* **Short problem**: Beginning with the first line, set down every line through the one containing "const height = 600", exactly as it appears, but not the pictures.

------ Material provided

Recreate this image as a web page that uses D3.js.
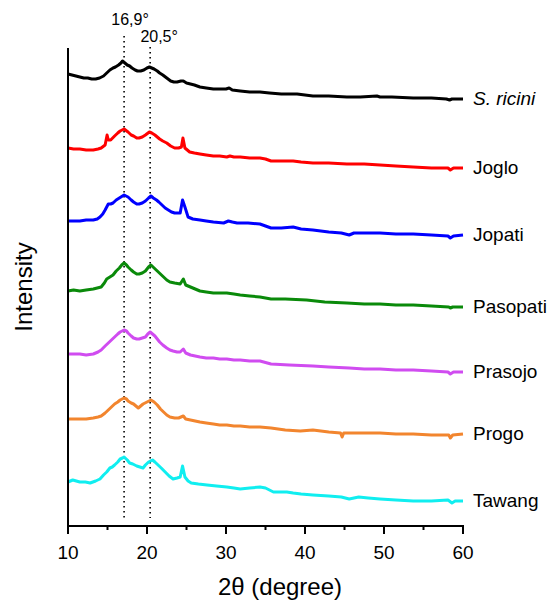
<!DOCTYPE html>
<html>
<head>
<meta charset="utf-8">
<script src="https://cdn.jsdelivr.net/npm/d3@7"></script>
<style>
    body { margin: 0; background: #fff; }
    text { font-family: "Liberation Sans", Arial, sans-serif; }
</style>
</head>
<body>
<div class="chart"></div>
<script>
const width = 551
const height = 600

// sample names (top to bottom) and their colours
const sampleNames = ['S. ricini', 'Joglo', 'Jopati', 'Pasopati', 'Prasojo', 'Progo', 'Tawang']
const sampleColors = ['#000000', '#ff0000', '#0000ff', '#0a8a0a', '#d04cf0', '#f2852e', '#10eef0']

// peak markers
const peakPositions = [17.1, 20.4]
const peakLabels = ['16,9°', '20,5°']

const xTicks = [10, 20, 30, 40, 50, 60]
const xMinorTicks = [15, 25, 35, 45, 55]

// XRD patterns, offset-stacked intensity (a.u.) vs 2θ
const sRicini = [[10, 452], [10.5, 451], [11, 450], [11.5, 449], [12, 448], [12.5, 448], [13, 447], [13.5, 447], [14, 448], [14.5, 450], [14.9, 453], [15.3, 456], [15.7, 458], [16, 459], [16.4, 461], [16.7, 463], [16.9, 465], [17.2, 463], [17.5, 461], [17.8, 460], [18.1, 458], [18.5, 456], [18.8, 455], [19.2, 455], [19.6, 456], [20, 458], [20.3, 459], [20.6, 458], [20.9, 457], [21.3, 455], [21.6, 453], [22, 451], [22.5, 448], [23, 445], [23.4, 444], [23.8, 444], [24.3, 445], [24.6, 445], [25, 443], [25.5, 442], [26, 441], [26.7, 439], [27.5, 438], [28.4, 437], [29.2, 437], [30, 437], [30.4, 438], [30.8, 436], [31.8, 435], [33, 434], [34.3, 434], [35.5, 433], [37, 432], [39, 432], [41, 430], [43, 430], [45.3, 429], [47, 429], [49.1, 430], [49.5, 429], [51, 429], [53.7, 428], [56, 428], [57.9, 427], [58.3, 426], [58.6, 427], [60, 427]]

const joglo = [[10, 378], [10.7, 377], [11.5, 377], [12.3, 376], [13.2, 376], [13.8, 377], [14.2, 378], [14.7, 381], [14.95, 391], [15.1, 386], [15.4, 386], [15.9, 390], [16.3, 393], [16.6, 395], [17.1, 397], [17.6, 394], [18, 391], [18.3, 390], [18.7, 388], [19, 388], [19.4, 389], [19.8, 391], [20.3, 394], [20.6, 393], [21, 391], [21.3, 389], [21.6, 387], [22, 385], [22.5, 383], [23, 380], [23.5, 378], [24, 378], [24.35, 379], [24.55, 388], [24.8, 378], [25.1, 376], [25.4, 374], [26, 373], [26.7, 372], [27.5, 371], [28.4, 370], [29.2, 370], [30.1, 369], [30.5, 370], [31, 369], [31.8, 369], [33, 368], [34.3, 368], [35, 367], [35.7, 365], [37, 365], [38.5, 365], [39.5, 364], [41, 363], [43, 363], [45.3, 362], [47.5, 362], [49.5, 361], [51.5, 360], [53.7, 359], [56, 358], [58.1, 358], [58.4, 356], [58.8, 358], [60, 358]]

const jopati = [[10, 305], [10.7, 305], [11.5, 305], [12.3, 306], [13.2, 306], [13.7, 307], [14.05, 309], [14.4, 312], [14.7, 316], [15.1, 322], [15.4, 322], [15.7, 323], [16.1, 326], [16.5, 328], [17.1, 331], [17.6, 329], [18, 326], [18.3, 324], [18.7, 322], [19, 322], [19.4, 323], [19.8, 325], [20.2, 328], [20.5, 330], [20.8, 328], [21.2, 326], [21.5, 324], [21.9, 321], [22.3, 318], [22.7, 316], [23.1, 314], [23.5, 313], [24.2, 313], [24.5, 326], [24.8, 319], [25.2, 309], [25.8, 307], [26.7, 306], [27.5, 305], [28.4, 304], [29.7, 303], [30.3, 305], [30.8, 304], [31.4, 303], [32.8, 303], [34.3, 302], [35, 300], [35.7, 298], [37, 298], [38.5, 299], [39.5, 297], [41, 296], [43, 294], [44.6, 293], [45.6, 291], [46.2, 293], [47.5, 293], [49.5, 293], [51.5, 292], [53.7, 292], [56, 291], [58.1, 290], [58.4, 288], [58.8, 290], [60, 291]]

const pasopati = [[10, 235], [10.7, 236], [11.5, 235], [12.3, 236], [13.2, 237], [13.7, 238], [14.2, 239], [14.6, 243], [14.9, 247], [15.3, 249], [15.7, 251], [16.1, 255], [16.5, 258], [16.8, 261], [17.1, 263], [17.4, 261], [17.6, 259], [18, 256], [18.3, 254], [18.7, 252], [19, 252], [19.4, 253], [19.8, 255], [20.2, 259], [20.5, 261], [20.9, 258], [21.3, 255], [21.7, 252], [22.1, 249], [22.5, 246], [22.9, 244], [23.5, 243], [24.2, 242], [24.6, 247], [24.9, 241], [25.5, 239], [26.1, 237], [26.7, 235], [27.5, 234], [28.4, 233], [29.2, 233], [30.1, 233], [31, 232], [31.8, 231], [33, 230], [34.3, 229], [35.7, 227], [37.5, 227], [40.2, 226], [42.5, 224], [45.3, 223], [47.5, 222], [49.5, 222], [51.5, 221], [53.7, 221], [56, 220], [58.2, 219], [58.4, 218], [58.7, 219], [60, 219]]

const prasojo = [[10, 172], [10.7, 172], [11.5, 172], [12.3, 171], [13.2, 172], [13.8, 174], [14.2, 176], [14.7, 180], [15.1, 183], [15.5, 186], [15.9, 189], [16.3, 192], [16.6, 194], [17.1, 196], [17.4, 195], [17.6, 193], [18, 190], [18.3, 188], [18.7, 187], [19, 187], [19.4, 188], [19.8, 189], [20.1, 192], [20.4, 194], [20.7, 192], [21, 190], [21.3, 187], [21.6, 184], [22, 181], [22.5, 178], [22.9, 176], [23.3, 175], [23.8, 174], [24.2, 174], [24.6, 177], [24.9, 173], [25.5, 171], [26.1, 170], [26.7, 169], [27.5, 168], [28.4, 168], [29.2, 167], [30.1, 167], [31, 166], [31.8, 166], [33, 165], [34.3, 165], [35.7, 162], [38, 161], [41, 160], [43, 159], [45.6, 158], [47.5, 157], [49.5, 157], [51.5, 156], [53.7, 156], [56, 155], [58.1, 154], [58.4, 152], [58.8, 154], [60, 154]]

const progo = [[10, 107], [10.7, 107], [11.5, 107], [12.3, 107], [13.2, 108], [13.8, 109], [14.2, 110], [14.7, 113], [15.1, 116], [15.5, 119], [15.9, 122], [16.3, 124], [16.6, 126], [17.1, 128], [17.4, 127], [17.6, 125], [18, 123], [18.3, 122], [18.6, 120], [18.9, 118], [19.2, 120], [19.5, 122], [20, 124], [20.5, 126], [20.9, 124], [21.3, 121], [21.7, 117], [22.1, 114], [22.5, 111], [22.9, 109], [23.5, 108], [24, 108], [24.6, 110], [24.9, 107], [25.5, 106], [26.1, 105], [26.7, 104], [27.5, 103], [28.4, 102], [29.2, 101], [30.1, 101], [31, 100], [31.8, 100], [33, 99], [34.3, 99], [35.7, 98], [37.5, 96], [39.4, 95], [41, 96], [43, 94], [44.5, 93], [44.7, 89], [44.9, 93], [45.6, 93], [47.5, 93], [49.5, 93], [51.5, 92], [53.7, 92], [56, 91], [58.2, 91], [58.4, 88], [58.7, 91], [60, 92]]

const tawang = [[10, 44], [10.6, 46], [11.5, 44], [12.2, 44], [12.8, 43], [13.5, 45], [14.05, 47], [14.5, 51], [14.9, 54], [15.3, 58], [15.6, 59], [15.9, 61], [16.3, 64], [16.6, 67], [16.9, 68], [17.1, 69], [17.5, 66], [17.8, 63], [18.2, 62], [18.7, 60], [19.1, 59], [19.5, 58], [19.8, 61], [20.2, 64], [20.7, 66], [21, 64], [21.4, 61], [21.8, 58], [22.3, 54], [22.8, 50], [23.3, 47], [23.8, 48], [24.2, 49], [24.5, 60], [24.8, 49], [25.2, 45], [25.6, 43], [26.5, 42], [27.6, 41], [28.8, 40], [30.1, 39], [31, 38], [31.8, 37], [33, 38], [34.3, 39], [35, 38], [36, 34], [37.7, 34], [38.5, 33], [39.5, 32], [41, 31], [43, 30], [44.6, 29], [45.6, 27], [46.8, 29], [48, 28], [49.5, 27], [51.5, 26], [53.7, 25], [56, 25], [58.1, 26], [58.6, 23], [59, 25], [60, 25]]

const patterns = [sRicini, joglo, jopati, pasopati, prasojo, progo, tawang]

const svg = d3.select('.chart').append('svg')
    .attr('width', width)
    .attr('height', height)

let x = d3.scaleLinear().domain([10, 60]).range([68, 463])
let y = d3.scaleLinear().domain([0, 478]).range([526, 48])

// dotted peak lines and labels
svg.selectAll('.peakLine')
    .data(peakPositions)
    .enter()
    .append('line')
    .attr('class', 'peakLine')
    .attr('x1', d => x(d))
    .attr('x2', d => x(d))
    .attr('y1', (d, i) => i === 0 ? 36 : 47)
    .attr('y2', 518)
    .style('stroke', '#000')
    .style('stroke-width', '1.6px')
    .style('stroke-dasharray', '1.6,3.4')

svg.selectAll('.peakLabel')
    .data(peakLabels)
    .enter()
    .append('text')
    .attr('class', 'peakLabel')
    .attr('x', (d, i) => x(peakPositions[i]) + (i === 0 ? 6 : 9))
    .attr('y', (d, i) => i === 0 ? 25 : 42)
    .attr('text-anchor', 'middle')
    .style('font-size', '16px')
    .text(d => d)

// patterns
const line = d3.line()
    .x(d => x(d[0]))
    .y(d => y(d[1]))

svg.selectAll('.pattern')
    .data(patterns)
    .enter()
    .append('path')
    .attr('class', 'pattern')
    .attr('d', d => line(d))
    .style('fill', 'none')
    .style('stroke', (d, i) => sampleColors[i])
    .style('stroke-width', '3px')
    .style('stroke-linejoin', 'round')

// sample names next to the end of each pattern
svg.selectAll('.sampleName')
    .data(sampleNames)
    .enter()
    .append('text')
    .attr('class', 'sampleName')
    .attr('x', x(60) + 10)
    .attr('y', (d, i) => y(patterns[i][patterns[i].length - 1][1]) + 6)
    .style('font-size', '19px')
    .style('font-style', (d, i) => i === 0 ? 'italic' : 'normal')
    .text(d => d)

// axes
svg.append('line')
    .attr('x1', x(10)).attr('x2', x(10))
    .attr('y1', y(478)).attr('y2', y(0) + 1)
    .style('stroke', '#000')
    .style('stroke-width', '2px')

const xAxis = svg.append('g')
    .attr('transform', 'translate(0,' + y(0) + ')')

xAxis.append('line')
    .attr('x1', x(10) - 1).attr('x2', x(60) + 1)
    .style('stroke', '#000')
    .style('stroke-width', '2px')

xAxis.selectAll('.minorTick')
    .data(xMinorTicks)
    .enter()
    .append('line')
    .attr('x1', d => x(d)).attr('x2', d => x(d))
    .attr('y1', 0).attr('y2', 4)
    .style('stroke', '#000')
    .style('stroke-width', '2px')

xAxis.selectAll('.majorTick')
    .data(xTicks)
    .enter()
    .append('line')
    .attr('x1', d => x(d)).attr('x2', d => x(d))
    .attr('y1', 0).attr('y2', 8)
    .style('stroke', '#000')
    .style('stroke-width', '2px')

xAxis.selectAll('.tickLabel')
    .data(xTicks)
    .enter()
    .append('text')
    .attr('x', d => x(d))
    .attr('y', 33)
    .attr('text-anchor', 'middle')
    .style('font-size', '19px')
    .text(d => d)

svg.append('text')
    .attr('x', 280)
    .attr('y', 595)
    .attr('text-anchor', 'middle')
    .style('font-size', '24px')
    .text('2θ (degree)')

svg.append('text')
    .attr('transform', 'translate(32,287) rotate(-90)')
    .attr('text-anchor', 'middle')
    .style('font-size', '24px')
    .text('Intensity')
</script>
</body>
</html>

------------

* **Correct response**:
Recreate this image as a web page that uses D3.js.
<!DOCTYPE html>
<html>
<head>
<meta charset="utf-8">
<script src="https://cdn.jsdelivr.net/npm/d3@7"></script>
<style>
    body { margin: 0; background: #fff; }
    text { font-family: "Liberation Sans", Arial, sans-serif; }
</style>
</head>
<body>
<div class="chart"></div>
<script>
const width = 551
const height = 600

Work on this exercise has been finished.